>>>

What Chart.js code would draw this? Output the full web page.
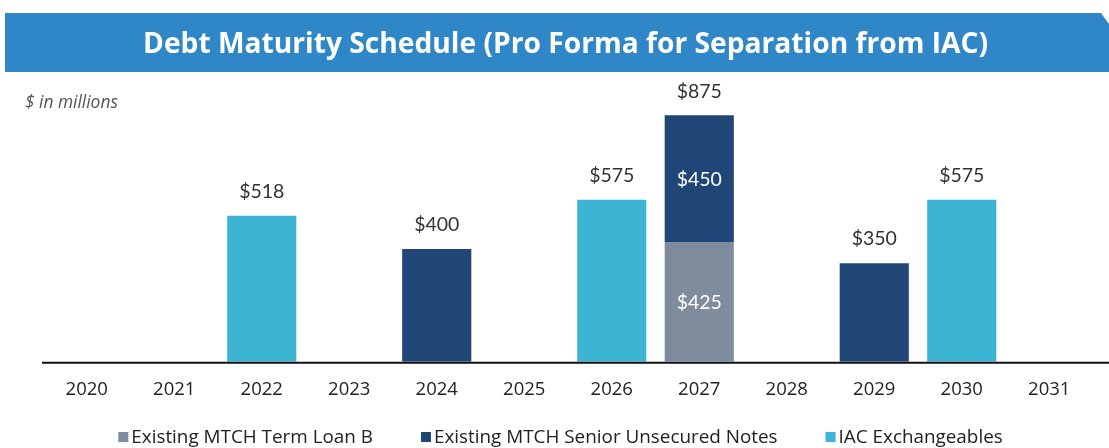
<!DOCTYPE html>
<html>
<head>
<meta charset="utf-8">
<script src="https://cdn.jsdelivr.net/npm/chart.js@4.4.1/dist/chart.umd.min.js"></script>
<style>
  html, body { margin: 0; padding: 0; background: #ffffff; }
  #wrap { width: 1109px; height: 448px; position: relative; }
</style>
</head>
<body>
<div id="wrap"><canvas id="c" width="1109" height="448"></canvas></div>
<script>
const titleText = "Debt Maturity Schedule (Pro Forma for Separation from IAC)";
const unitText = "$ in millions";
const years = ["2020","2021","2022","2023","2024","2025","2026","2027","2028","2029","2030","2031"];
const termLoanB = [null,null,null,null,null,null,null,425,null,null,null,null];
const seniorNotes = [null,null,null,null,400,null,null,450,null,350,null,null];
const iacExchangeables = [null,null,518,null,null,null,575,null,null,null,575,null];
const seriesNames = ["Existing MTCH Term Loan B","Existing MTCH Senior Unsecured Notes","IAC Exchangeables"];

const colGray = "#7E8C9D", colNavy = "#1F4677", colCyan = "#3DB4D4";

function fitFont(ctx, text, style, family, targetW) {
  ctx.font = style + " 20px " + family;
  const w = ctx.measureText(text).width;
  return 20 * targetW / w;
}

const decor = {
  id: "decor",
  beforeDraw(chart) {
    const ctx = chart.ctx;
    ctx.save();
    // title bar with chamfered top-right corner
    ctx.fillStyle = "#2F87C8";
    ctx.beginPath();
    ctx.moveTo(5, 13);
    ctx.lineTo(1101, 13);
    ctx.lineTo(1109, 24);
    ctx.lineTo(1109, 72);
    ctx.lineTo(5, 72);
    ctx.closePath();
    ctx.fill();
    // title text
    const fs = fitFont(ctx, titleText, "bold", "'Open Sans'", 845);
    ctx.font = "bold " + fs.toFixed(2) + "px 'Open Sans'";
    ctx.fillStyle = "#ffffff";
    ctx.textAlign = "center";
    ctx.textBaseline = "middle";
    ctx.fillText(titleText, 565.5, 45);
    // unit note
    const fs2 = fitFont(ctx, unitText, "italic", "'Open Sans'", 93);
    ctx.font = "italic " + fs2.toFixed(2) + "px 'Open Sans'";
    ctx.fillStyle = "#555555";
    ctx.textAlign = "left";
    ctx.fillText(unitText, 25, 103);
    ctx.restore();
  },
  afterDatasetsDraw(chart) {
    const ctx = chart.ctx;
    const area = chart.chartArea;
    const yScale = chart.scales.y;
    ctx.save();
    // baseline
    ctx.strokeStyle = "#111111";
    ctx.lineWidth = 2;
    ctx.beginPath();
    ctx.moveTo(area.left - 1, area.bottom + 1);
    ctx.lineTo(1109, area.bottom + 1);
    ctx.stroke();
    // value labels
    ctx.font = "19.5px Lato";
    ctx.textAlign = "center";
    ctx.textBaseline = "middle";
    const n = chart.data.labels.length;
    for (let i = 0; i < n; i++) {
      let total = 0, count = 0, x = null;
      chart.data.datasets.forEach((ds, di) => {
        const v = ds.data[i];
        if (v != null) {
          total += v; count++;
          x = chart.getDatasetMeta(di).data[i].x;
        }
      });
      if (count === 0) continue;
      if (count > 1) {
        chart.data.datasets.forEach((ds, di) => {
          const v = ds.data[i];
          if (v == null) return;
          const bar = chart.getDatasetMeta(di).data[i];
          ctx.fillStyle = "#ffffff";
          ctx.fillText("$" + v, bar.x, (bar.y + bar.base) / 2 + 1);
        });
      }
      ctx.fillStyle = "#333333";
      ctx.fillText("$" + total, x, yScale.getPixelForValue(total) - 24);
    }
    // legend (built from the chart's datasets)
    const lfs = fitFont(ctx, chart.data.datasets[0].label, "normal", "'Open Sans'", 242);
    ctx.font = lfs.toFixed(2) + "px 'Open Sans'";
    const box = 10, gapText = 3, gapItem = 48;
    const items = chart.data.datasets.map(ds => ({ label: ds.label, color: ds.backgroundColor, w: ctx.measureText(ds.label).width }));
    let totalW = 0;
    items.forEach((it, k) => { totalW += box + gapText + it.w + (k < items.length - 1 ? gapItem : 0); });
    let lx = 560.5 - totalW / 2;
    const ly = 437;
    ctx.textAlign = "left";
    ctx.textBaseline = "middle";
    items.forEach(it => {
      ctx.fillStyle = it.color;
      ctx.fillRect(lx, ly - box / 2, box, box);
      ctx.fillStyle = "#222222";
      ctx.fillText(it.label, lx + box + gapText, ly + 1);
      lx += box + gapText + it.w + gapItem;
    });
    ctx.restore();
  }
};

new Chart(document.getElementById("c"), {
  type: "bar",
  data: {
    labels: years,
    datasets: [
      { label: seriesNames[0], data: termLoanB, backgroundColor: colGray },
      { label: seriesNames[1], data: seniorNotes, backgroundColor: colNavy },
      { label: seriesNames[2], data: iacExchangeables, backgroundColor: colCyan }
    ]
  },
  options: {
    responsive: false,
    animation: false,
    layout: { padding: { top: 80, left: 43, right: 16, bottom: 30 } },
    datasets: { bar: { categoryPercentage: 1.0, barPercentage: 0.79 } },
    scales: {
      x: {
        stacked: true,
        grid: { display: false, drawTicks: false },
        border: { display: false },
        ticks: { color: "#222222", font: { family: "'Open Sans'", size: 18.5 }, padding: 17 }
      },
      y: {
        stacked: true,
        display: false,
        min: 0,
        max: 1000
      }
    },
    plugins: {
      legend: { display: false },
      tooltip: { enabled: false },
      title: { display: false }
    }
  },
  plugins: [decor]
});
</script>
</body>
</html>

<<<

• Exercise details:
Copy all the lines of data exactly as they appear, dropping any images.

• Result below:
What Chart.js code would draw this? Output the full web page.
<!DOCTYPE html>
<html>
<head>
<meta charset="utf-8">
<script src="https://cdn.jsdelivr.net/npm/chart.js@4.4.1/dist/chart.umd.min.js"></script>
<style>
  html, body { margin: 0; padding: 0; background: #ffffff; }
  #wrap { width: 1109px; height: 448px; position: relative; }
</style>
</head>
<body>
<div id="wrap"><canvas id="c" width="1109" height="448"></canvas></div>
<script>
const titleText = "Debt Maturity Schedule (Pro Forma for Separation from IAC)";
const unitText = "$ in millions";
const years = ["2020","2021","2022","2023","2024","2025","2026","2027","2028","2029","2030","2031"];
const termLoanB = [null,null,null,null,null,null,null,425,null,null,null,null];
const seniorNotes = [null,null,null,null,400,null,null,450,null,350,null,null];
const iacExchangeables = [null,null,518,null,null,null,575,null,null,null,575,null];
const seriesNames = ["Existing MTCH Term Loan B","Existing MTCH Senior Unsecured Notes","IAC Exchangeables"];

const colGray = "#7E8C9D", colNavy = "#1F4677", colCyan = "#3DB4D4";

function fitFont(ctx, text, style, family, targetW) {
  ctx.font = style + " 20px " + family;
  const w = ctx.measureText(text).width;
  return 20 * targetW / w;
}

const decor = {
  id: "decor",
  beforeDraw(chart) {
    const ctx = chart.ctx;
    ctx.save();
    // title bar with chamfered top-right corner
    ctx.fillStyle = "#2F87C8";
    ctx.beginPath();
    ctx.moveTo(5, 13);
    ctx.lineTo(1101, 13);
    ctx.lineTo(1109, 24);
    ctx.lineTo(1109, 72);
    ctx.lineTo(5, 72);
    ctx.closePath();
    ctx.fill();
    // title text
    const fs = fitFont(ctx, titleText, "bold", "'Open Sans'", 845);
    ctx.font = "bold " + fs.toFixed(2) + "px 'Open Sans'";
    ctx.fillStyle = "#ffffff";
    ctx.textAlign = "center";
    ctx.textBaseline = "middle";
    ctx.fillText(titleText, 565.5, 45);
    // unit note
    const fs2 = fitFont(ctx, unitText, "italic", "'Open Sans'", 93);
    ctx.font = "italic " + fs2.toFixed(2) + "px 'Open Sans'";
    ctx.fillStyle = "#555555";
    ctx.textAlign = "left";
    ctx.fillText(unitText, 25, 103);
    ctx.restore();
  },
  afterDatasetsDraw(chart) {
    const ctx = chart.ctx;
    const area = chart.chartArea;
    const yScale = chart.scales.y;
    ctx.save();
    // baseline
    ctx.strokeStyle = "#111111";
    ctx.lineWidth = 2;
    ctx.beginPath();
    ctx.moveTo(area.left - 1, area.bottom + 1);
    ctx.lineTo(1109, area.bottom + 1);
    ctx.stroke();
    // value labels
    ctx.font = "19.5px Lato";
    ctx.textAlign = "center";
    ctx.textBaseline = "middle";
    const n = chart.data.labels.length;
    for (let i = 0; i < n; i++) {
      let total = 0, count = 0, x = null;
      chart.data.datasets.forEach((ds, di) => {
        const v = ds.data[i];
        if (v != null) {
          total += v; count++;
          x = chart.getDatasetMeta(di).data[i].x;
        }
      });
      if (count === 0) continue;
      if (count > 1) {
        chart.data.datasets.forEach((ds, di) => {
          const v = ds.data[i];
          if (v == null) return;
          const bar = chart.getDatasetMeta(di).data[i];
          ctx.fillStyle = "#ffffff";
          ctx.fillText("$" + v, bar.x, (bar.y + bar.base) / 2 + 1);
        });
      }
      ctx.fillStyle = "#333333";
      ctx.fillText("$" + total, x, yScale.getPixelForValue(total) - 24);
    }
    // legend (built from the chart's datasets)
    const lfs = fitFont(ctx, chart.data.datasets[0].label, "normal", "'Open Sans'", 242);
    ctx.font = lfs.toFixed(2) + "px 'Open Sans'";
    const box = 10, gapText = 3, gapItem = 48;
    const items = chart.data.datasets.map(ds => ({ label: ds.label, color: ds.backgroundColor, w: ctx.measureText(ds.label).width }));
    let totalW = 0;
    items.forEach((it, k) => { totalW += box + gapText + it.w + (k < items.length - 1 ? gapItem : 0); });
    let lx = 560.5 - totalW / 2;
    const ly = 437;
    ctx.textAlign = "left";
    ctx.textBaseline = "middle";
    items.forEach(it => {
      ctx.fillStyle = it.color;
      ctx.fillRect(lx, ly - box / 2, box, box);
      ctx.fillStyle = "#222222";
      ctx.fillText(it.label, lx + box + gapText, ly + 1);
      lx += box + gapText + it.w + gapItem;
    });
    ctx.restore();
  }
};

new Chart(document.getElementById("c"), {
  type: "bar",
  data: {
    labels: years,
    datasets: [
      { label: seriesNames[0], data: termLoanB, backgroundColor: colGray },
      { label: seriesNames[1], data: seniorNotes, backgroundColor: colNavy },
      { label: seriesNames[2], data: iacExchangeables, backgroundColor: colCyan }
    ]
  },
  options: {
    responsive: false,
    animation: false,
    layout: { padding: { top: 80, left: 43, right: 16, bottom: 30 } },
    datasets: { bar: { categoryPercentage: 1.0, barPercentage: 0.79 } },
    scales: {
      x: {
        stacked: true,
        grid: { display: false, drawTicks: false },
        border: { display: false },
        ticks: { color: "#222222", font: { family: "'Open Sans'", size: 18.5 }, padding: 17 }
      },
      y: {
        stacked: true,
        display: false,
        min: 0,
        max: 1000
      }
    },
    plugins: {
      legend: { display: false },
      tooltip: { enabled: false },
      title: { display: false }
    }
  },
  plugins: [decor]
});
</script>
</body>
</html>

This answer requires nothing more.